___ Source material

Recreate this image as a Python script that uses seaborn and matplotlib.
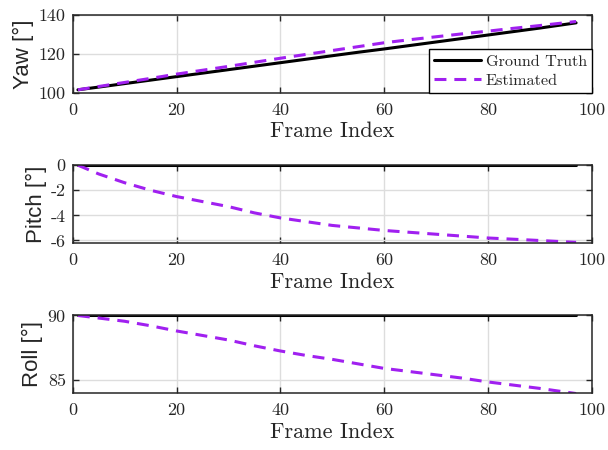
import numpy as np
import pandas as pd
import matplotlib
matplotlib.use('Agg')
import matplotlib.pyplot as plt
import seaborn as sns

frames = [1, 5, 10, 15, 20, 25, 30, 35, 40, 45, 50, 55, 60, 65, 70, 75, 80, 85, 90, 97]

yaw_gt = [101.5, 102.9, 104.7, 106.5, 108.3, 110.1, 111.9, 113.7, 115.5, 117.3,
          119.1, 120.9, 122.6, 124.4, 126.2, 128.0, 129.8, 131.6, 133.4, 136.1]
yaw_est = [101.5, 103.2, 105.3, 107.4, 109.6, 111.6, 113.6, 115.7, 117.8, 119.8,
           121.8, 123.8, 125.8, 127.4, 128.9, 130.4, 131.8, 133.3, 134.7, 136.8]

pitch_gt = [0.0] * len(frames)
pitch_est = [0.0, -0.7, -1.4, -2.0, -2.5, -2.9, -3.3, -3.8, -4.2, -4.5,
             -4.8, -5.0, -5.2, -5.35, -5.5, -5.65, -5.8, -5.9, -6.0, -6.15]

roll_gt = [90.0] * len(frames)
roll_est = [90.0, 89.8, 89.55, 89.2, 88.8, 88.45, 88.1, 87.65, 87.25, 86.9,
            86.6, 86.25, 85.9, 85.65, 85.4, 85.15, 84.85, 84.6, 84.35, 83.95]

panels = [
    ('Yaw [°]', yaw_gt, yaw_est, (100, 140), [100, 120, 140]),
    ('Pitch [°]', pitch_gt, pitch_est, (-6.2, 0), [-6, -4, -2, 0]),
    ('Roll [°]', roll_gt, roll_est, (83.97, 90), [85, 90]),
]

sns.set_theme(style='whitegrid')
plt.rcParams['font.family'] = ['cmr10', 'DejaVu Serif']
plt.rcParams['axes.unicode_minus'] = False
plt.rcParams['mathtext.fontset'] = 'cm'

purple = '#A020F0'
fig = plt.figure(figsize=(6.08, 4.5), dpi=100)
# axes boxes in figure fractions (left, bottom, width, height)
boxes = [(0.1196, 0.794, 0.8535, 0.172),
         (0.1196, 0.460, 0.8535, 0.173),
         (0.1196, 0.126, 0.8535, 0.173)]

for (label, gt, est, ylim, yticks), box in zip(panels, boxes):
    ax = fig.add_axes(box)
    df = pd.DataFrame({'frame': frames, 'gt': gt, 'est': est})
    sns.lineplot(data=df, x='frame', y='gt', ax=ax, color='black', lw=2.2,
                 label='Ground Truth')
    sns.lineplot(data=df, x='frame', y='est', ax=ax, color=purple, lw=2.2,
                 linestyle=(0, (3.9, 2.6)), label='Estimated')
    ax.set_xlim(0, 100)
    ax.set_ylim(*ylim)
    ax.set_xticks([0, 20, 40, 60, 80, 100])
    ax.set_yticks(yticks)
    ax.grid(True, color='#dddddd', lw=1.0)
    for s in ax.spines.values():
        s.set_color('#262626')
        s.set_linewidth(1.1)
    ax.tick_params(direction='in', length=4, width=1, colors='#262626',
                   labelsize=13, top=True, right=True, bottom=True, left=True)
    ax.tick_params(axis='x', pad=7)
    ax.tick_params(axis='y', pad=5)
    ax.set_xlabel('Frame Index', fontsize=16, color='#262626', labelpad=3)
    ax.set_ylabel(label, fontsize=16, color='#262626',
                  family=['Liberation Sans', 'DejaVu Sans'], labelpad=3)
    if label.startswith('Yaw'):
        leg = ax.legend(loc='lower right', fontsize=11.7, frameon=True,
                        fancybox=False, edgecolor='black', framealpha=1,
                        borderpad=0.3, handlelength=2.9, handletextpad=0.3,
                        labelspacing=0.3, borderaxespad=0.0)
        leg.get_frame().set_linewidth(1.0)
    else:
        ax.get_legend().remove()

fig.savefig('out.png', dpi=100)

______

What you are asked to do: Set the lines above down again, word for word, from the first through the one containing "85, 90, 97]"; pictures excluded.

Solved exercise:
Recreate this image as a Python script that uses seaborn and matplotlib.
import numpy as np
import pandas as pd
import matplotlib
matplotlib.use('Agg')
import matplotlib.pyplot as plt
import seaborn as sns

frames = [1, 5, 10, 15, 20, 25, 30, 35, 40, 45, 50, 55, 60, 65, 70, 75, 80, 85, 90, 97]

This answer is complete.